The purpose of recounting these tortures is not to be macabre, but to remind us of what martyrs have suffered in the past for the sake of Jesus and His Church. Blessed Robert Nutter, OP was imprisoned by Elizabethan authorities for 13 years before his martyrdom. He witnessed the execution of his brother, Blessed John Nutter (also a priest), on February 12, 1584, and was even released by authorities in the hope that he might lead them to the Catholic safe houses. Psychological torture is not an invention of the twentieth century. He was finally executed on July 26, 1600.           

“Limbo” is another cell mentioned, where the prisoners were just left without clean water, clothing, or any sanitation. According to Christopher Grene, a Jesuit chronicler of the martyrs, Blessed William Patenson was thrown into Limbo with six condemned felons and was able to convert them to Catholicism before their executions. He was hanged, drawn, and quartered on January 22, 1592; having discovered his success in Limbo, the authorities made sure he was still conscious after hanging so he would experience the agony of evisceration.

“That Filthy Hole”

Perhaps the most extreme example of what Catholic priests suffered at the hands of Elizabeth I’s torturers is the story of St. Robert Southwell, SJ. He was the grandson of one of Henry VIII’s courtiers, Sir Richard Southwell. After studying abroad in the Catholic college at Douai before preparing for the priesthood, returning to England in 1586. Captured after six years of service by Richard Topcliffe, Elizabeth I’s unofficial, but delegated, pursuivant and torturer of priests, Southwell endured great suffering.

Topcliffe was able to work at home, as he had a torture chamber there, before moving Southwell to the Tower. After torture in the Tower, being hanged by his wrists for hours, he was moved to the gatehouse at Westminster Hall. His family found him there in a cell crawling with vermin.

As the 1910 edition of the Encyclopedia Britannica notes, “he was so abominably treated that his father petitioned Elizabeth that he might either be brought to tria1 and put to death, if found guilty, or removed in any case from “that filthy hole.” Southwell was then lodged in the Tower, but he was not brought to tria1 until February 1595.” As a poet he is perhaps best known for “The Burning Babe”, his great Christmas Day poem. He was hanged, drawn, and quartered on February 21, 1595.

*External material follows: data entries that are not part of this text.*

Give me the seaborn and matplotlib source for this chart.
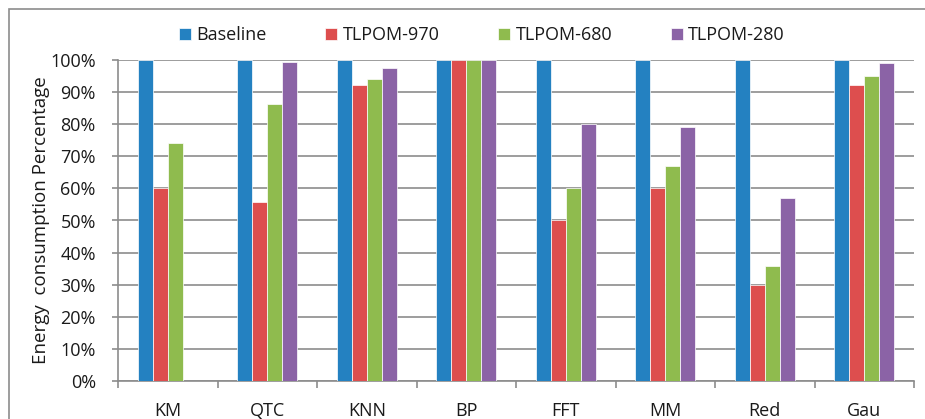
import matplotlib
matplotlib.use("Agg")
import matplotlib.pyplot as plt
import matplotlib.ticker as mticker
from matplotlib.patches import Rectangle
import seaborn as sns
import pandas as pd

# Benchmarks and energy consumption relative to baseline (%)
categories = ["KM", "QTC", "KNN", "BP", "FFT", "MM", "Red", "Gau"]
series_names = ["Baseline", "TLPOM-970", "TLPOM-680", "TLPOM-280"]
baseline = [100, 100, 100, 100, 100, 100, 100, 100]
tlpom_970 = [60.2, 55.8, 92.2, 100, 50.2, 60.2, 30.0, 92.1]
tlpom_680 = [74.2, 86.4, 94.2, 100, 60.2, 67.1, 35.9, 95.0]
tlpom_280 = [0, 99.5, 97.5, 100, 80.2, 79.0, 57.0, 99.1]
colors = ["#2481C1", "#DD4E4E", "#8FBB4E", "#8B63A6"]

rows = []
for name, vals in zip(series_names, [baseline, tlpom_970, tlpom_680, tlpom_280]):
    for cat, v in zip(categories, vals):
        rows.append({"Benchmark": cat, "Config": name, "Value": v})
df = pd.DataFrame(rows)

sns.set_theme(style="white")
plt.rcParams["font.family"] = ["Open Sans", "DejaVu Sans"]

W, H = 925, 419
fs = 13
fig = plt.figure(figsize=(W / 100, H / 100), dpi=100)
ax = fig.add_axes([118 / W, 1 - 381 / H, (914 - 118) / W, (381 - 60) / H])

sns.barplot(data=df, x="Benchmark", y="Value", hue="Config",
            order=categories, hue_order=series_names, palette=colors,
            width=0.6, errorbar=None, saturation=1, ax=ax,
            edgecolor="white", linewidth=0.5, zorder=3)

grid_c = "#8C8C8C"
txt_c = "#1a1a1a"
ax.set_ylim(0, 100)
ax.set_xlim(-0.5, len(categories) - 0.5)
ax.yaxis.set_major_locator(mticker.MultipleLocator(10))
ax.yaxis.set_major_formatter(mticker.FuncFormatter(lambda v, p: f"{v:.0f}%"))
ax.grid(axis="y", color=grid_c, linewidth=1.2, zorder=0)
ax.set_axisbelow(True)

# category boundary ticks on the x axis
ax.set_xticks(range(len(categories)))
ax.set_xticklabels(categories)
ax.xaxis.set_minor_locator(mticker.FixedLocator([i - 0.5 for i in range(len(categories) + 1)]))
ax.tick_params(axis="x", which="major", length=0, pad=15, labelsize=fs, labelcolor=txt_c)
ax.tick_params(axis="x", which="minor", length=5, width=1.2, color=grid_c, direction="out", bottom=True)
ax.tick_params(axis="y", length=4, width=1.2, color=grid_c, direction="out", left=True,
               pad=12, labelsize=fs, labelcolor=txt_c)

for s in ["top", "right"]:
    ax.spines[s].set_visible(False)
for s in ["left", "bottom"]:
    ax.spines[s].set_color(grid_c)
    ax.spines[s].set_linewidth(1.2)

ax.set_xlabel("")
ax.set_ylabel("Energy  consumption Percentage", fontsize=13.5, color=txt_c)
ax.yaxis.set_label_coords(-0.086, 0.5)

handles, labels = ax.get_legend_handles_labels()
ax.legend_.remove()
fig.legend(handles, labels, loc="center", bbox_to_anchor=(482 / W, 1 - 35 / H),
           ncol=4, frameon=False, fontsize=fs, handlelength=0.66, handleheight=0.66,
           handletextpad=0.3, columnspacing=3.25, labelcolor=txt_c)

# outer chart frame
fig.patches.append(Rectangle((9 / W, -0.1), 1.2, 1 - 9 / H + 0.1, transform=fig.transFigure,
                             fill=False, edgecolor="#8C8C8C", linewidth=1.2))

fig.savefig("out.png", dpi=100)
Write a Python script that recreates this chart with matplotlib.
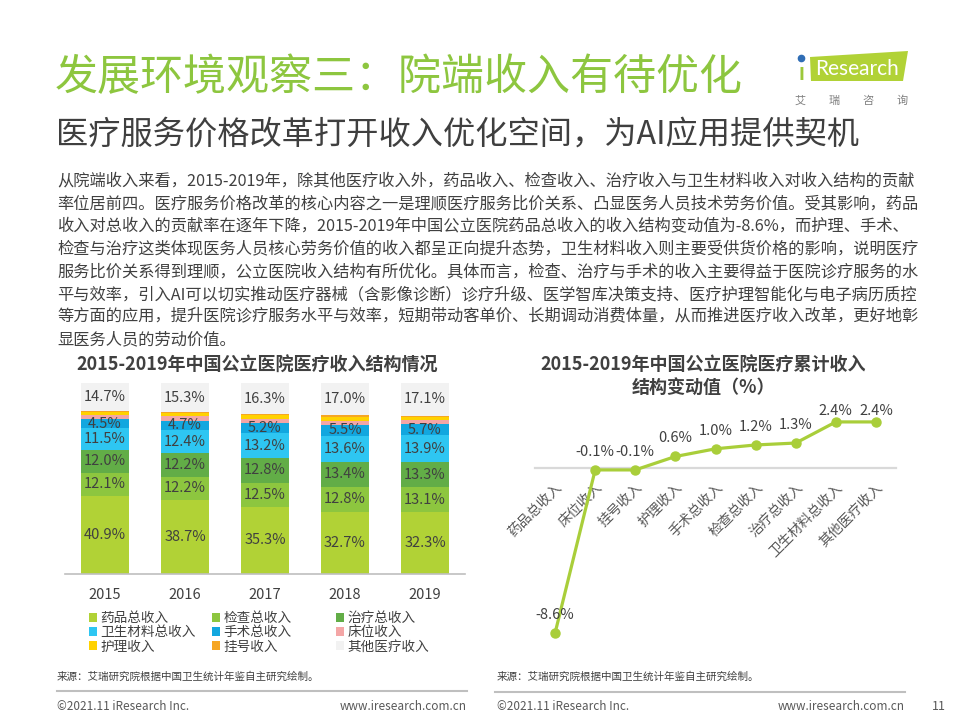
import matplotlib
matplotlib.use('Agg')
import matplotlib.pyplot as plt
from matplotlib.patches import Patch, Polygon
from matplotlib.lines import Line2D

plt.rcParams['font.family'] = ['Noto Sans CJK SC', 'DejaVu Sans']

# ---- data ----
years = ['2015', '2016', '2017', '2018', '2019']
legend_names = ['药品总收入', '检查总收入', '治疗总收入', '卫生材料总收入', '手术总收入',
                '床位收入', '护理收入', '挂号收入', '其他医疗收入']
drug = [40.9, 38.7, 35.3, 32.7, 32.3]
exam = [12.1, 12.2, 12.5, 12.8, 13.1]
treat = [12.0, 12.2, 12.8, 13.4, 13.3]
material = [11.5, 12.4, 13.2, 13.6, 13.9]
surgery = [4.5, 4.7, 5.2, 5.5, 5.7]
bed = [2.3, 2.3, 2.3, 2.3, 2.2]
nursing = [1.4, 1.6, 1.8, 2.1, 1.9]
register = [0.6, 0.6, 0.6, 0.6, 0.5]
other = [14.7, 15.3, 16.3, 17.0, 17.1]

change_cats = ['药品总收入', '床位收入', '挂号收入', '护理收入', '手术总收入',
               '检查总收入', '治疗总收入', '卫生材料总收入', '其他医疗收入']
change_vals = [-8.6, -0.1, -0.1, 0.6, 1.0, 1.2, 1.3, 2.4, 2.4]

paragraph = [
    '从院端收入来看，2015-2019年，除其他医疗收入外，药品收入、检查收入、治疗收入与卫生材料收入对收入结构的贡献',
    '率位居前四。医疗服务价格改革的核心内容之一是理顺医疗服务比价关系、凸显医务人员技术劳务价值。受其影响，药品',
    '收入对总收入的贡献率在逐年下降，2015-2019年中国公立医院药品总收入的收入结构变动值为-8.6%，而护理、手术、',
    '检查与治疗这类体现医务人员核心劳务价值的收入都呈正向提升态势，卫生材料收入则主要受供货价格的影响，说明医疗',
    '服务比价关系得到理顺，公立医院收入结构有所优化。具体而言，检查、治疗与手术的收入主要得益于医院诊疗服务的水',
    '平与效率，引入AI可以切实推动医疗器械（含影像诊断）诊疗升级、医学智库决策支持、医疗护理智能化与电子病历质控',
    '等方面的应用，提升医院诊疗服务水平与效率，短期带动客单价、长期调动消费体量，从而推进医疗收入改革，更好地彰',
    '显医务人员的劳动价值。',
]

series = [drug, exam, treat, material, surgery, bed, nursing, register, other]
colors = ['#B1D236', '#8DC63F', '#62AD47', '#2EC6F2', '#12A7DF',
          '#F4A6A6', '#FFD200', '#F6A623', '#F2F2F2']
labelled = [True, True, True, True, True, False, False, False, True]

W, H = 960, 720
TXT = '#404040'
GREEN = '#8DC63F'


def fx(px):
    return px / W


def fy(py):
    return 1 - py / H


fig = plt.figure(figsize=(9.6, 7.2), dpi=100)

# ---- header ----
fig.text(fx(55), fy(78), '发展环境观察三：院端收入有待优化', color=GREEN,
         fontsize=31, va='center', ha='left')
fig.text(fx(56), fy(135), '医疗服务价格改革打开收入优化空间，为AI应用提供契机', color='#3F3F3F',
         fontsize=23.2, va='center', ha='left')

# logo
logo = Polygon([(fx(810), fy(57)), (fx(908), fy(51)), (fx(903), fy(81)), (fx(811), fy(81))],
               closed=True, transform=fig.transFigure, facecolor='#B1D236', edgecolor='none')
fig.add_artist(logo)
fig.text(fx(857), fy(69), 'Research', color='white', fontsize=15, family='Lato',
         ha='center', va='center')
fig.text(fx(801), fy(72), '\u0131', color='#9CC83A', fontsize=17, family='Lato',
         fontweight='bold', ha='center', va='center')
fig.add_artist(Line2D([fx(801)], [fy(58)], transform=fig.transFigure, marker='o',
                      markersize=4.5, color='#2F6DB5', linestyle='none'))
for k, ch in enumerate('艾瑞咨询'):
    fig.text(fx(800 + 34 * k), fy(101), ch, color='#7F7F7F', fontsize=8,
             ha='center', va='center')

for i, line in enumerate(paragraph):
    fig.text(fx(57), fy(181 + 22.7 * i), line, color=TXT, fontsize=11.7,
             ha='left', va='center')

# ---- left chart: stacked bars ----
fig.text(fx(257), fy(365), '2015-2019年中国公立医院医疗收入结构情况', color=TXT,
         fontsize=13, fontweight='bold', ha='center', va='center')

ax1 = fig.add_axes([fx(65), fy(574), fx(400), 191 / H])
x = range(len(years))
bottom = [0.0] * len(years)
for vals, c, show in zip(series, colors, labelled):
    bars = ax1.bar(x, vals, bottom=bottom, width=0.61, color=c, edgecolor='none')
    if show:
        ax1.bar_label(bars, labels=['%.1f%%' % v for v in vals], label_type='center',
                      color=TXT, fontsize=10.5)
    bottom = [b + v for b, v in zip(bottom, vals)]
ax1.set_xlim(-0.5, 4.5)
ax1.set_ylim(0, 100)
ax1.set_xticks(list(x))
ax1.set_xticklabels(years, fontsize=10.5, color=TXT)
ax1.tick_params(axis='x', length=0, pad=10)
ax1.set_yticks([])
for s in ['top', 'right', 'left']:
    ax1.spines[s].set_visible(False)
ax1.spines['bottom'].set_color('#BFBFBF')
ax1.spines['bottom'].set_linewidth(1.2)

# legend: three fixed-width columns, filled row by row
handles = [Patch(facecolor=c, edgecolor='none') for c in colors]
col_x = [89, 212, 336]
for col in range(3):
    idx = [col, col + 3, col + 6]
    fig.legend([handles[i] for i in idx], [legend_names[i] for i in idx],
               loc='upper left', bbox_to_anchor=(fx(col_x[col]), fy(611)),
               frameon=False, fontsize=9.8, handlelength=0.6, handleheight=0.6,
               handletextpad=0.25, labelspacing=0.02, borderpad=0, borderaxespad=0,
               labelcolor=TXT)

# ---- right chart: cumulative change line ----
fig.text(fx(703), fy(365), '2015-2019年中国公立医院医疗累计收入', color=TXT,
         fontsize=13, fontweight='bold', ha='center', va='center')
fig.text(fx(703), fy(388), '结构变动值（%）', color=TXT,
         fontsize=13, fontweight='bold', ha='center', va='center')

ax2 = fig.add_axes([fx(535), fy(640.8), fx(361), 230.4 / H])
xi = list(range(len(change_cats)))
ax2.plot(xi, change_vals, color='#A9CE3A', linewidth=2.3, marker='o', markersize=6.5,
         clip_on=False, zorder=3)
top = max(change_vals)
for i, v in zip(xi, change_vals):
    dy = 11 if v == top else 18
    ax2.annotate('%.1f%%' % v, (i, v), xytext=(0, dy * 0.72), textcoords='offset points',
                 ha='center', va='center', color=TXT, fontsize=10.5)
ax2.set_xlim(-0.5, 8.5)
ax2.set_ylim(-9, 3)
ax2.spines['bottom'].set_position(('data', 0))
ax2.spines['bottom'].set_color('#D9D9D9')
ax2.spines['bottom'].set_linewidth(1.6)
for s in ['top', 'right', 'left']:
    ax2.spines[s].set_visible(False)
ax2.set_yticks([])
ax2.set_xticks(xi)
ax2.set_xticklabels(change_cats, rotation=45, ha='right', rotation_mode='anchor',
                    fontsize=10, color='#595959')
ax2.tick_params(axis='x', length=0, pad=9)

# ---- sources and footer ----
src = '来源：艾瑞研究院根据中国卫生统计年鉴自主研究绘制。'
fig.text(fx(57), fy(677), src, color=TXT, fontsize=7.6, ha='left', va='center')
fig.text(fx(497), fy(677), src, color=TXT, fontsize=7.6, ha='left', va='center')
fig.add_artist(Line2D([fx(57), fx(467)], [fy(691), fy(691)], transform=fig.transFigure,
                      color='#BFBFBF', linewidth=1.5))
fig.add_artist(Line2D([fx(495), fx(905)], [fy(692), fy(692)], transform=fig.transFigure,
                      color='#BFBFBF', linewidth=1.5))
for left, right in [(57, 467), (497, 905)]:
    fig.text(fx(left), fy(706), '©2021.11 iResearch Inc.', color='#595959', fontsize=8.5,
             ha='left', va='center')
    fig.text(fx(right), fy(706), 'www.iresearch.com.cn', color='#595959', fontsize=8.5,
             ha='right', va='center')
fig.text(fx(946), fy(706), '11', color='#595959', fontsize=9, ha='right', va='center')

fig.savefig('out.png', dpi=100)
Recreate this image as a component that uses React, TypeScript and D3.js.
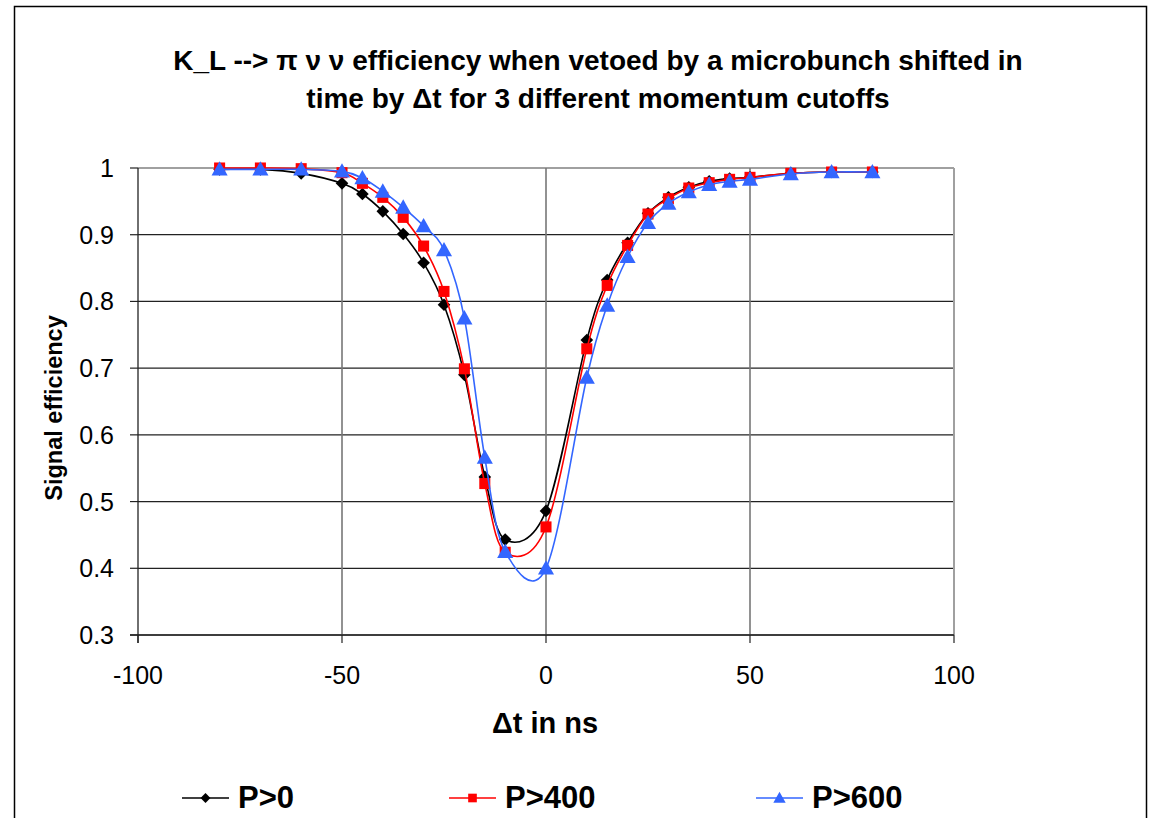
import React from "react";
import * as d3 from "d3";

const deltaT = [-80, -70, -60, -50, -45, -40, -35, -30, -25, -20, -15, -10, 0, 10, 15, 20, 25, 30, 35, 40, 45, 50, 60, 70, 80];
const effP0 = [0.998, 0.998, 0.992, 0.977, 0.961, 0.935, 0.901, 0.858, 0.795, 0.690, 0.537, 0.443, 0.486, 0.742, 0.832, 0.888, 0.932, 0.956, 0.971, 0.980, 0.984, 0.986, 0.992, 0.994, 0.994];
const effP400 = [1.0, 1.0, 0.999, 0.993, 0.977, 0.956, 0.926, 0.883, 0.815, 0.699, 0.527, 0.424, 0.462, 0.729, 0.824, 0.884, 0.931, 0.954, 0.970, 0.978, 0.983, 0.986, 0.992, 0.994, 0.994];
const effP600 = [0.998, 0.998, 0.998, 0.995, 0.985, 0.965, 0.941, 0.913, 0.877, 0.775, 0.566, 0.425, 0.400, 0.686, 0.794, 0.867, 0.918, 0.947, 0.964, 0.975, 0.980, 0.983, 0.991, 0.994, 0.994];
const seriesNames = ["P>0", "P>400", "P>600"];
const xTicks = [-100, -50, 0, 50, 100];
const yTicks = [0.3, 0.4, 0.5, 0.6, 0.7, 0.8, 0.9, 1];
const titleLines = [
  "K_L --> \u03c0 \u03bd \u03bd efficiency when vetoed by a microbunch shifted in",
  "time by \u0394t for 3 different momentum cutoffs",
];

const W = 1149;
const H = 818;
const plot = { left: 138, right: 954, top: 168, bottom: 635 };
const colors = ["#000000", "#ff0000", "#3366ff"];
const FONT = "'Liberation Sans', Arial, sans-serif";

function Marker({ kind, x, y, s, color }: { kind: number; x: number; y: number; s: number; color: string }) {
  if (kind === 0) {
    const r = s * 0.55;
    return <path d={`M${x},${y - r}L${x + r},${y}L${x},${y + r}L${x - r},${y}Z`} fill={color} />;
  }
  if (kind === 1) {
    const r = s * 0.48;
    return <rect x={x - r} y={y - r} width={2 * r} height={2 * r} fill={color} />;
  }
  const w = s * 0.62;
  return <path d={`M${x},${y - w}L${x + w},${y + w * 0.78}L${x - w},${y + w * 0.78}Z`} fill={color} />;
}

export default function App() {
  const x = d3.scaleLinear().domain([-100, 100]).range([plot.left, plot.right]);
  const y = d3.scaleLinear().domain([0.3, 1]).range([plot.bottom, plot.top]);
  const series = [effP0, effP400, effP600];
  const line = d3
    .line<[number, number]>()
    .x((d) => x(d[0]))
    .y((d) => y(d[1]))
    .curve(d3.curveCardinal.tension(0));

  const legendX = [182, 449, 756];

  return (
    <svg width={W} height={H} style={{ position: "absolute", left: 0, top: 0, background: "#fff" }} fontFamily={FONT}>
      <rect x={0} y={0} width={W} height={H} fill="#fff" />
      <rect x={14.5} y={6.5} width={1132} height={840} fill="none" stroke="#000" strokeWidth={1.5} />

      {titleLines.map((t, i) => (
        <text key={i} x={598} y={70 + i * 38} textAnchor="middle" fontSize={28} fontWeight="bold" fill="#000">
          {t}
        </text>
      ))}

      {/* horizontal gridlines */}
      {yTicks.map((t) => (
        <line key={"h" + t} x1={plot.left} x2={plot.right} y1={y(t)} y2={y(t)} stroke={t === 1 ? "#a0a0a0" : "#222"} strokeWidth={t === 1 ? 2 : 1.2} />
      ))}
      {/* vertical gridlines */}
      {xTicks.filter((t) => t !== -100).map((t) => (
        <line key={"v" + t} x1={x(t)} x2={x(t)} y1={plot.top} y2={plot.bottom} stroke={t === 100 ? "#a0a0a0" : "#777"} strokeWidth={t === 100 ? 2 : 1.6} />
      ))}
      {/* axes */}
      <line x1={plot.left} x2={plot.left} y1={plot.top} y2={plot.bottom + 8} stroke="#222" strokeWidth={1.3} />
      <line x1={plot.left - 8} x2={plot.right} y1={plot.bottom} y2={plot.bottom} stroke="#222" strokeWidth={1.3} />
      {yTicks.map((t) => (
        <g key={"yt" + t}>
          <line x1={plot.left - 8} x2={plot.left} y1={y(t)} y2={y(t)} stroke="#222" strokeWidth={1.2} />
          <text x={114} y={y(t)} dy="0.36em" textAnchor="end" fontSize={25} fill="#000">
            {d3.format("")(t)}
          </text>
        </g>
      ))}
      {xTicks.map((t) => (
        <g key={"xt" + t}>
          <line x1={x(t)} x2={x(t)} y1={plot.bottom} y2={plot.bottom + 8} stroke="#222" strokeWidth={1.2} />
          <text x={x(t)} y={684} textAnchor="middle" fontSize={25} fill="#000">
            {t}
          </text>
        </g>
      ))}

      <text x={545} y={733} textAnchor="middle" fontSize={29} fontWeight="bold" fill="#000">
        {"\u0394t in ns"}
      </text>
      <text transform={`translate(62,408) rotate(-90)`} textAnchor="middle" fontSize={23.5} fontWeight="bold" fill="#000">
        Signal efficiency
      </text>

      {series.map((vals, si) => {
        const pts = deltaT.map((t, i) => [t, vals[i]] as [number, number]);
        return (
          <g key={"s" + si}>
            <path d={line(pts) || ""} fill="none" stroke={colors[si]} strokeWidth={1.6} />
            {pts.map((p, i) => (
              <Marker key={i} kind={si} x={x(p[0])} y={y(p[1])} s={si === 2 ? 13 : 11.5} color={colors[si]} />
            ))}
          </g>
        );
      })}

      {seriesNames.map((n, i) => (
        <g key={"lg" + i}>
          <line x1={legendX[i]} x2={legendX[i] + 47} y1={798} y2={798} stroke={colors[i]} strokeWidth={1.6} />
          <Marker kind={i} x={legendX[i] + 23.5} y={798} s={i === 2 ? 10 : 9} color={colors[i]} />
          <text x={legendX[i] + 56} y={808} fontSize={31} fontWeight="bold" fill="#000">
            {n}
          </text>
        </g>
      ))}
    </svg>
  );
}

“The Spirituality of Martyrdom”

Servais Pinckaers, OP, wrote a study of martyrdom in the Church from the early centuries through the ages, focused on the spirituality of martyrdom, both for the martyrs and for those who venerate and remember them. He notes that from the beginning, we have remembered the sufferings of the martyrs, documenting them not for their sordid details but because those who endured the tortures were uniting themselves with Jesus. They were blessed by their sufferings, fulfilling the promise of the Eighth Beatitude in St. Matthew’s Gospel (and the Fourth in St. Luke’s). They are models to imitate and the standard of Christian sanctity; their sufferings are a sign for us:

“Thus all the texts of the Gospel that directly or indirectly presuppose persecution can perfectly well apply to us. They warn us that, even if we enjoy religious freedom outwardly, we cannot interiorly fall asleep, since we are all subject to the opposition and temptation of spiritual combat . . .” (p. 26)

Centuries from now the Church may find out the names of the anonymous prisoners Valladares described, document their sufferings for Jesus and His Church, and proclaim them martyrs. Then we will know their stories as we know the stories of the English martyrs, to love and admire them and rejoice because they were found worthy to suffer for the sake of the name of Jesus.